# Fighting Traffic Tickets in BC Court



## 411 (Jun 8, 2010)

I was disputing a BC traffic ticket in court and had a hard time finding all the info I was looking for. What do i do? What was the protocol? Who would be there? What was going to happen on the day of the trial?

So I gathered together some info from people and sat in on a traffic session, browsed the internet and went to trial.
This is what I learned, and this is what may help you.

1. If you receive a ticket that you feel is incorrect and the officer has already issued you the ticket don't bother arguing with them about it. Dispute it within the allowable time stated on the back of the ticket - It's time to go to Court.

2. Make notes as soon as possible about the incident. Not days,months,years or the day before the trial. Make them when your memory is fresh, write them on anything you can while it's all fresh in your head.
On your notes include:
- the date and time you are making the notes. Why? The judge will ask you when the notes were made, if they are too old after the incident you may not be allowed to refer or use them in trial. The officer and court will also be able to see them so keep them clean and legible.Even though you may be angry when you make them, don't include any swearing or other negative terms towards anyone. Your notes are now evidence and may be your only proof of what happen that day.

- What was the weather like? What about the temp? Raining,Sunny, Foggy?
- What time did the ticket incident occur?
- Who was there? Names and phone numbers? Witnesses?

Finally: What happen? Explain in your words what happen leading upto the violation. Where you were, where they were, what was said and by who?, what lane..ect. BE SPECIFIC.

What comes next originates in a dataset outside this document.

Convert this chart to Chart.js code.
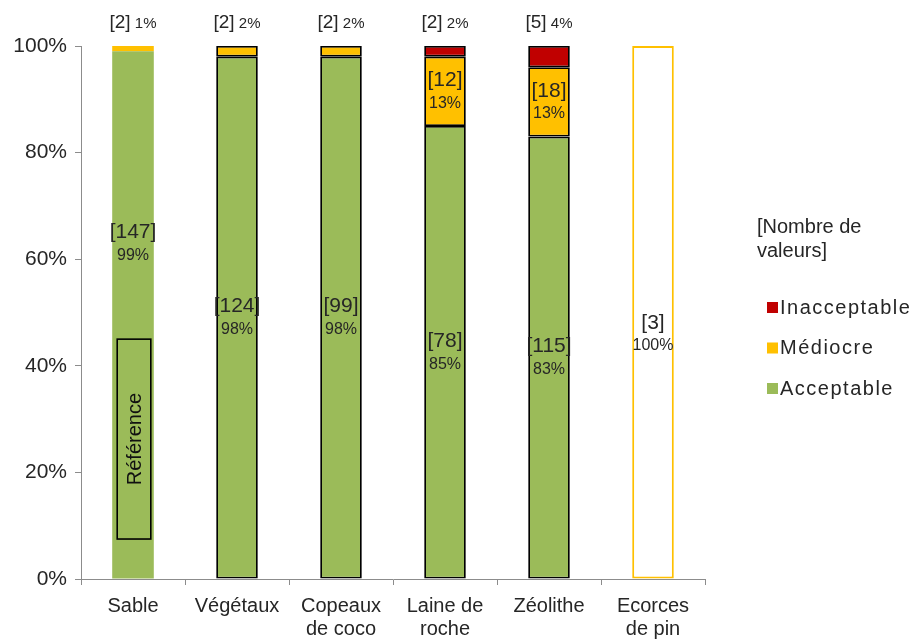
<!DOCTYPE html>
<html lang="fr">
<head>
<meta charset="utf-8">
<title>Qualité des valeurs par substrat</title>
<script src="https://cdn.jsdelivr.net/npm/chart.js@4.4.1/dist/chart.umd.min.js"></script>
<style>
  html, body { margin: 0; padding: 0; background: #fff; }
  #wrap { width: 920px; height: 642px; }
</style>
</head>
<body>
<div id="wrap"><canvas id="chart"></canvas></div>
<script>
const categories = ["Sable", "Végétaux", ["Copeaux", "de coco"], ["Laine de", "roche"], "Zéolithe", ["Ecorces", "de pin"]];

// nombre de valeurs par classe
const countAcceptable = [147, 124, 99, 78, 115, 3];
const countMediocre = [2, 2, 2, 12, 18, 0];
const countInacceptable = [0, 0, 0, 2, 5, 0];

// parts (%) telles qu'affichées sur les barres
const pctAcceptable = [99, 98, 98, 85, 83, 100];
const pctMediocre = [1, 2, 2, 13, 13, 0];
const pctInacceptable = [0, 0, 0, 2, 4, 0];

const yTicks = [0, 20, 40, 60, 80, 100];

// cadre "Référence" posé sur la barre Sable (bornes en %)
const referenceSpan = [7.5, 45];

const FONT = "'Liberation Sans', Arial, sans-serif";
const TXT = '#262626';
const AXIS = '#8c8c8c';
const GREEN = '#9BBB59', ORANGE = '#FFC000', RED = '#C00000';
const SABLE = 0, ECORCES = 5;

const segBorder = ctx => {
  if (!ctx.raw || ctx.dataIndex === SABLE) return 0;
  return ctx.dataIndex === ECORCES ? 2 : 1.8;
};

// étiquettes [n] + % dans ou au-dessus des segments
const valueLabels = {
  id: 'valueLabels',
  afterDatasetsDraw(chart, args, opts) {
    const { ctx, chartArea } = chart;
    const ys = chart.scales.y;
    chart.data.datasets.forEach((ds, di) => {
      chart.getDatasetMeta(di).data.forEach((bar, i) => {
        const pct = ds.data[i];
        if (!pct) return;
        const n = ds.counts[i];
        ctx.save();
        ctx.fillStyle = TXT;
        ctx.textBaseline = 'middle';
        if (pct < 10) {
          const a = '[' + n + ']', b = ' ' + pct + '%';
          ctx.font = '19px ' + FONT;
          const wa = ctx.measureText(a).width;
          ctx.font = '15px ' + FONT;
          const wb = ctx.measureText(b).width;
          const x0 = bar.x - (wa + wb) / 2;
          const ty = chartArea.top - 23;
          ctx.textAlign = 'left';
          ctx.font = '19px ' + FONT;
          ctx.fillText(a, x0, ty);
          ctx.font = '15px ' + FONT;
          ctx.fillText(b, x0 + wa, ty + 1);
        } else {
          let cy = (bar.y + bar.base) / 2;
          if (opts.anchors && opts.anchors[i] != null) cy = ys.getPixelForValue(opts.anchors[i]);
          ctx.textAlign = 'center';
          ctx.font = '21px ' + FONT;
          ctx.fillText('[' + n + ']', bar.x, cy - 11);
          ctx.font = '16px ' + FONT;
          ctx.fillText(pct + '%', bar.x, cy + 12);
        }
        ctx.restore();
      });
    });
  }
};

// cadre vertical "Référence"
const referenceBox = {
  id: 'referenceBox',
  afterDatasetsDraw(chart) {
    const { ctx } = chart;
    const ys = chart.scales.y;
    const bar = chart.getDatasetMeta(0).data[SABLE];
    const left = bar.x - bar.width / 2 + 5, right = bar.x + bar.width / 2 - 3;
    const top = ys.getPixelForValue(referenceSpan[1]);
    const bottom = ys.getPixelForValue(referenceSpan[0]);
    ctx.save();
    ctx.strokeStyle = '#000';
    ctx.lineWidth = 1.6;
    ctx.strokeRect(left, top, right - left, bottom - top);
    ctx.translate((left + right) / 2, (top + bottom) / 2);
    ctx.rotate(-Math.PI / 2);
    ctx.fillStyle = '#111';
    ctx.font = '20px ' + FONT;
    ctx.textAlign = 'center';
    ctx.textBaseline = 'middle';
    ctx.fillText('Référence', 0, 1);
    ctx.restore();
  }
};

// légende à droite, titre sur deux lignes, ordre inversé
const sideLegend = {
  id: 'sideLegend',
  afterDraw(chart) {
    const { ctx } = chart;
    const x = chart.chartArea.right + 52;
    ctx.save();
    ctx.fillStyle = TXT;
    ctx.textBaseline = 'middle';
    ctx.textAlign = 'left';
    ctx.font = '20px ' + FONT;
    ctx.fillText('[Nombre de', x, 227);
    ctx.fillText('valeurs]', x, 251);
    const items = chart.data.datasets.slice().reverse();
    items.forEach((ds, k) => {
      const cy = 307 + k * 40.5;
      ctx.fillStyle = ds.legendColor;
      ctx.fillRect(x + 10, cy - 5, 11, 11);
      ctx.fillStyle = TXT;
      ctx.letterSpacing = '1.5px';
      ctx.fillText(ds.label, x + 23, cy + 1);
      ctx.letterSpacing = '0px';
    });
    ctx.restore();
  }
};

new Chart(document.getElementById('chart'), {
  type: 'bar',
  data: {
    labels: categories,
    datasets: [
      {
        label: 'Acceptable',
        data: pctAcceptable,
        counts: countAcceptable,
        legendColor: GREEN,
        backgroundColor: ctx => ctx.dataIndex === ECORCES ? '#ffffff' : GREEN,
        borderColor: ctx => ctx.dataIndex === ECORCES ? ORANGE : '#000',
        borderWidth: segBorder,
        borderSkipped: false
      },
      {
        label: 'Médiocre',
        data: pctMediocre,
        counts: countMediocre,
        legendColor: ORANGE,
        backgroundColor: ORANGE,
        borderColor: '#000',
        borderWidth: segBorder,
        borderSkipped: false
      },
      {
        label: 'Inacceptable',
        data: pctInacceptable,
        counts: countInacceptable,
        legendColor: RED,
        backgroundColor: RED,
        borderColor: '#000',
        borderWidth: segBorder,
        borderSkipped: false
      }
    ]
  },
  options: {
    responsive: true,
    maintainAspectRatio: false,
    animation: false,
    layout: { padding: { top: 46, right: 215, bottom: 0, left: 0 } },
    datasets: { bar: { categoryPercentage: 1, barPercentage: 0.4 } },
    plugins: {
      legend: { display: false },
      tooltip: { enabled: false },
      valueLabels: { anchors: { 0: 63, 5: 46 } }
    },
    scales: {
      x: {
        stacked: true,
        grid: { drawOnChartArea: false, drawTicks: true, tickLength: 6, offset: true, color: AXIS },
        border: { color: AXIS, width: 1 },
        ticks: { font: { family: FONT, size: 20, lineHeight: 1.15 }, color: TXT, padding: 10, maxRotation: 0, autoSkip: false },
        afterFit: s => { s.height = 63; }
      },
      y: {
        stacked: true,
        min: 0,
        max: 100,
        afterBuildTicks: s => { s.ticks = yTicks.map(v => ({ value: v })); },
        grid: { drawOnChartArea: false, drawTicks: true, tickLength: 6, color: AXIS },
        border: { color: AXIS, width: 1 },
        ticks: { font: { family: FONT, size: 21 }, color: TXT, padding: 8, callback: v => v + '%' },
        afterFit: s => { s.width = 81; }
      }
    }
  },
  plugins: [valueLabels, referenceBox, sideLegend]
});
</script>
</body>
</html>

Every phone has a camera so include some photos.
- Wide of the whole scene, include items that give reference to where things are located. Remember that you will need to show someone who was not at the scene these photos to illustrate where you were and what happen.
Include closer shots of specific things, where the officer was positioned or where the cars stop, vehicle damage..ect.
The more you take the more info you will have later.Photos are free so take lots and then later you can go through and select the ones that best show the evidence.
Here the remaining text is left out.